* **Task details**
Restate the material word for word and leave out anything that is a picture.

* **Dataset extract**
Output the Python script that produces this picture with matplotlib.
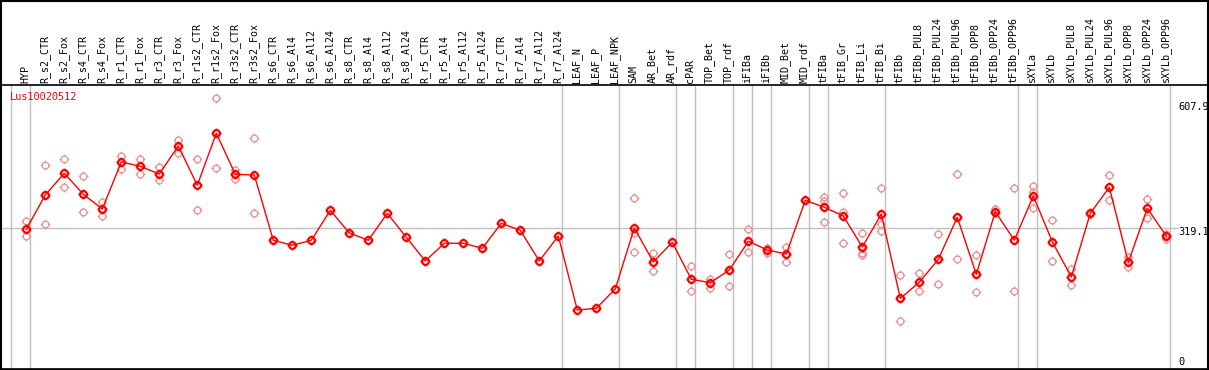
import matplotlib
matplotlib.use('Agg')
import matplotlib.pyplot as plt
from matplotlib.path import Path
from matplotlib.patches import Rectangle

# sample labels, left to right
labels = ['HYP', 'R_s2_CTR', 'R_s2_Fox', 'R_s4_CTR', 'R_s4_Fox', 'R_r1_CTR', 'R_r1_Fox',
          'R_r3_CTR', 'R_r3_Fox', 'R_r1s2_CTR', 'R_r1s2_Fox', 'R_r3s2_CTR', 'R_r3s2_Fox',
          'R_s6_CTR', 'R_s6_Al4', 'R_s6_Al12', 'R_s6_Al24', 'R_s8_CTR', 'R_s8_Al4',
          'R_s8_Al12', 'R_s8_Al24', 'R_r5_CTR', 'R_r5_Al4', 'R_r5_Al12', 'R_r5_Al24',
          'R_r7_CTR', 'R_r7_Al4', 'R_r7_Al12', 'R_r7_Al24', 'LEAF_N', 'LEAF_P', 'LEAF_NPK',
          'SAM', 'AR_Bet', 'AR_rdf', 'cPAR', 'TOP_Bet', 'TOP_rdf', 'iFIBa', 'iFIBb',
          'MID_Bet', 'MID_rdf', 'tFIBa', 'tFIB_Gr', 'tFIB_Li', 'tFIB_Bi', 'tFIBb',
          'tFIBb_PUL8', 'tFIBb_PUL24', 'tFIBb_PUL96', 'tFIBb_OPP8', 'tFIBb_OPP24',
          'tFIBb_OPP96', 'sXYLa', 'sXYLb', 'sXYLb_PUL8', 'sXYLb_PUL24', 'sXYLb_PUL96',
          'sXYLb_OPP8', 'sXYLb_OPP24', 'sXYLb_OPP96']

# mean expression per sample
means = [316.3, 392.7, 441.0, 394.2, 361.5, 466.2, 456.6, 439.4, 501.8, 414.3, 530.1,
         438.8, 437.2, 291.8, 280.6, 291.8, 358.6, 308.0, 291.8, 351.9, 298.4, 245.7,
         285.1, 285.1, 273.9, 329.6, 314.0, 245.7, 301.3, 136.5, 140.3, 183.3, 319.2,
         243.4, 287.3, 204.9, 197.3, 225.6, 289.5, 270.2, 261.2, 380.8, 365.3, 345.9,
         276.8, 350.3, 162.6, 198.2, 249.4, 343.0, 216.0, 355.5, 291.8, 390.4, 288.6,
         210.0, 351.9, 409.8, 242.8, 363.0, 301.3]

# replicate values (sample index -> values)
reps = {
    0: [334.7, 300.7], 1: [458.8, 328.1], 2: [472.2, 409.8], 3: [434.3, 354.1],
    4: [377.1, 345.2], 5: [479.5, 450.6], 6: [472.2, 438.8], 7: [454.3, 425.4],
    8: [514.5, 485.5], 9: [472.2, 358.6], 10: [608.0, 452.1], 11: [448.3, 428.3],
    12: [518.9, 351.9],
    32: [385.3, 308.7, 265.0], 33: [263.5, 222.7], 35: [234.5, 178.8],
    36: [206.2, 186.2], 37: [260.6, 189.3], 38: [316.3, 265.0], 39: [273.9, 264.1],
    40: [276.8, 244.1], 42: [388.9, 380.0, 331.9], 43: [396.4, 354.8, 285.1],
    44: [307.4, 262.8, 259.7], 45: [407.6, 328.1, 311.8], 46: [214.5, 111.4],
    47: [218.3, 178.2], 48: [305.1, 193.8], 49: [438.8, 249.4], 50: [258.4, 176.6],
    51: [362.1, 351.9], 52: [407.6, 178.2], 53: [412.7, 399.3, 363.0],
    54: [336.3, 245.0], 55: [228.5, 191.5], 56: [353.2, 350.3], 57: [436.5, 380.8],
    58: [255.2, 233.0], 59: [383.1, 342.1], 60: [305.8, 295.3],
}

# last sample index of each group (vertical separators)
group_ends = [-1, 0, 28, 31, 34, 35, 37, 38, 39, 41, 42, 45, 52, 53, 60]

gene = 'Lus10020512'
ymax_label = 607.9
ymid_label = 319.1

# circle with four small ticks, like the original markers
circ = Path.unit_circle()
ticks = Path([(0, 1), (0, 1.45), (0, -1), (0, -1.45), (1, 0), (1.45, 0), (-1, 0), (-1.45, 0)],
             [Path.MOVETO, Path.LINETO] * 4)
mk = Path.make_compound_path(circ, ticks)

W, H = 1209, 370
fig = plt.figure(figsize=(W / 100, H / 100), dpi=100)
ax = fig.add_axes([1 / W, 1 / H, 1207 / W, 284 / H])

x = list(range(len(labels)))
ax.set_xlim((1 - 26.3) / 19, (1208 - 26.3) / 19)
ax.set_ylim(5.1, 637.6)

for g in group_ends:
    ax.axvline(g + 0.21, color='#c0c0c0', lw=1, zorder=0)
ax.plot([(1 - 26.3) / 19, (1178 - 26.3) / 19], [ymid_label, ymid_label],
        color='#c0c0c0', lw=1, zorder=0)

for i, vals in reps.items():
    ax.plot([i] * len(vals), vals, linestyle='none', marker=mk, markersize=7,
            markerfacecolor='none', markeredgecolor='#e89a9a', markeredgewidth=1.0, zorder=2)

ax.plot(x, means, color='#ff0000', lw=1, marker=mk, markersize=7,
        markerfacecolor='none', markeredgecolor='#ff0000', markeredgewidth=1.6, zorder=3)

for sp in ax.spines.values():
    sp.set_color('black')
    sp.set_linewidth(1.2)
ax.set_xticks([])
ax.set_yticks([])

# sample names, rotated above the plot
for i, lab in enumerate(labels):
    fig.text((26.3 + 19 * i - 1) / W, 1 - 83 / H, lab, rotation=90, ha='center', va='bottom',
             family='DejaVu Sans Mono', fontsize=7.2, color='black')

fig.text(10 / W, 1 - 97 / H, gene, ha='left', va='center', family='DejaVu Sans Mono',
         fontsize=7.4, color='red')

for val, ypx in [(ymax_label, 107), (ymid_label, 232), (0, 362)]:
    fig.text(1178 / W, 1 - ypx / H, ('%g' % val), ha='left', va='center',
             family='DejaVu Sans Mono', fontsize=7.4, color='black')

# outer frame of the whole picture
fig.patches.append(Rectangle((0.5 / W, 0.5 / H), 1 - 1.5 / W, 1 - 1.5 / H, transform=fig.transFigure,
                             fill=False, edgecolor='black', lw=1.5))

fig.savefig('out.png', dpi=100)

* **Exercise response**
Output the Python script that produces this picture with matplotlib.
import matplotlib
matplotlib.use('Agg')
import matplotlib.pyplot as plt
from matplotlib.path import Path
from matplotlib.patches import Rectangle

# sample labels, left to right
labels = ['HYP', 'R_s2_CTR', 'R_s2_Fox', 'R_s4_CTR', 'R_s4_Fox', 'R_r1_CTR', 'R_r1_Fox',
          'R_r3_CTR', 'R_r3_Fox', 'R_r1s2_CTR', 'R_r1s2_Fox', 'R_r3s2_CTR', 'R_r3s2_Fox',
          'R_s6_CTR', 'R_s6_Al4', 'R_s6_Al12', 'R_s6_Al24', 'R_s8_CTR', 'R_s8_Al4',
          'R_s8_Al12', 'R_s8_Al24', 'R_r5_CTR', 'R_r5_Al4', 'R_r5_Al12', 'R_r5_Al24',
          'R_r7_CTR', 'R_r7_Al4', 'R_r7_Al12', 'R_r7_Al24', 'LEAF_N', 'LEAF_P', 'LEAF_NPK',
          'SAM', 'AR_Bet', 'AR_rdf', 'cPAR', 'TOP_Bet', 'TOP_rdf', 'iFIBa', 'iFIBb',
          'MID_Bet', 'MID_rdf', 'tFIBa', 'tFIB_Gr', 'tFIB_Li', 'tFIB_Bi', 'tFIBb',
          'tFIBb_PUL8', 'tFIBb_PUL24', 'tFIBb_PUL96', 'tFIBb_OPP8', 'tFIBb_OPP24',
          'tFIBb_OPP96', 'sXYLa', 'sXYLb', 'sXYLb_PUL8', 'sXYLb_PUL24', 'sXYLb_PUL96',
          'sXYLb_OPP8', 'sXYLb_OPP24', 'sXYLb_OPP96']

# mean expression per sample
means = [316.3, 392.7, 441.0, 394.2, 361.5, 466.2, 456.6, 439.4, 501.8, 414.3, 530.1,
         438.8, 437.2, 291.8, 280.6, 291.8, 358.6, 308.0, 291.8, 351.9, 298.4, 245.7,
         285.1, 285.1, 273.9, 329.6, 314.0, 245.7, 301.3, 136.5, 140.3, 183.3, 319.2,
         243.4, 287.3, 204.9, 197.3, 225.6, 289.5, 270.2, 261.2, 380.8, 365.3, 345.9,
         276.8, 350.3, 162.6, 198.2, 249.4, 343.0, 216.0, 355.5, 291.8, 390.4, 288.6,
         210.0, 351.9, 409.8, 242.8, 363.0, 301.3]

# replicate values (sample index -> values)
reps = {
    0: [334.7, 300.7], 1: [458.8, 328.1], 2: [472.2, 409.8], 3: [434.3, 354.1],
    4: [377.1, 345.2], 5: [479.5, 450.6], 6: [472.2, 438.8], 7: [454.3, 425.4],
    8: [514.5, 485.5], 9: [472.2, 358.6], 10: [608.0, 452.1], 11: [448.3, 428.3],
    12: [518.9, 351.9],
    32: [385.3, 308.7, 265.0], 33: [263.5, 222.7], 35: [234.5, 178.8],
    36: [206.2, 186.2], 37: [260.6, 189.3], 38: [316.3, 265.0], 39: [273.9, 264.1],
    40: [276.8, 244.1], 42: [388.9, 380.0, 331.9], 43: [396.4, 354.8, 285.1],
    44: [307.4, 262.8, 259.7], 45: [407.6, 328.1, 311.8], 46: [214.5, 111.4],
    47: [218.3, 178.2], 48: [305.1, 193.8], 49: [438.8, 249.4], 50: [258.4, 176.6],
    51: [362.1, 351.9], 52: [407.6, 178.2], 53: [412.7, 399.3, 363.0],
    54: [336.3, 245.0], 55: [228.5, 191.5], 56: [353.2, 350.3], 57: [436.5, 380.8],
    58: [255.2, 233.0], 59: [383.1, 342.1], 60: [305.8, 295.3],
}

# last sample index of each group (vertical separators)
group_ends = [-1, 0, 28, 31, 34, 35, 37, 38, 39, 41, 42, 45, 52, 53, 60]

gene = 'Lus10020512'
ymax_label = 607.9
ymid_label = 319.1

# circle with four small ticks, like the original markers
circ = Path.unit_circle()
ticks = Path([(0, 1), (0, 1.45), (0, -1), (0, -1.45), (1, 0), (1.45, 0), (-1, 0), (-1.45, 0)],
             [Path.MOVETO, Path.LINETO] * 4)
mk = Path.make_compound_path(circ, ticks)

W, H = 1209, 370
fig = plt.figure(figsize=(W / 100, H / 100), dpi=100)
ax = fig.add_axes([1 / W, 1 / H, 1207 / W, 284 / H])

x = list(range(len(labels)))
ax.set_xlim((1 - 26.3) / 19, (1208 - 26.3) / 19)
ax.set_ylim(5.1, 637.6)

for g in group_ends:
    ax.axvline(g + 0.21, color='#c0c0c0', lw=1, zorder=0)
ax.plot([(1 - 26.3) / 19, (1178 - 26.3) / 19], [ymid_label, ymid_label],
        color='#c0c0c0', lw=1, zorder=0)

for i, vals in reps.items():
    ax.plot([i] * len(vals), vals, linestyle='none', marker=mk, markersize=7,
            markerfacecolor='none', markeredgecolor='#e89a9a', markeredgewidth=1.0, zorder=2)

ax.plot(x, means, color='#ff0000', lw=1, marker=mk, markersize=7,
        markerfacecolor='none', markeredgecolor='#ff0000', markeredgewidth=1.6, zorder=3)

for sp in ax.spines.values():
    sp.set_color('black')
    sp.set_linewidth(1.2)
ax.set_xticks([])
ax.set_yticks([])

# sample names, rotated above the plot
for i, lab in enumerate(labels):
    fig.text((26.3 + 19 * i - 1) / W, 1 - 83 / H, lab, rotation=90, ha='center', va='bottom',
             family='DejaVu Sans Mono', fontsize=7.2, color='black')

fig.text(10 / W, 1 - 97 / H, gene, ha='left', va='center', family='DejaVu Sans Mono',
         fontsize=7.4, color='red')

for val, ypx in [(ymax_label, 107), (ymid_label, 232), (0, 362)]:
    fig.text(1178 / W, 1 - ypx / H, ('%g' % val), ha='left', va='center',
             family='DejaVu Sans Mono', fontsize=7.4, color='black')

# outer frame of the whole picture
fig.patches.append(Rectangle((0.5 / W, 0.5 / H), 1 - 1.5 / W, 1 - 1.5 / H, transform=fig.transFigure,
                             fill=False, edgecolor='black', lw=1.5))

fig.savefig('out.png', dpi=100)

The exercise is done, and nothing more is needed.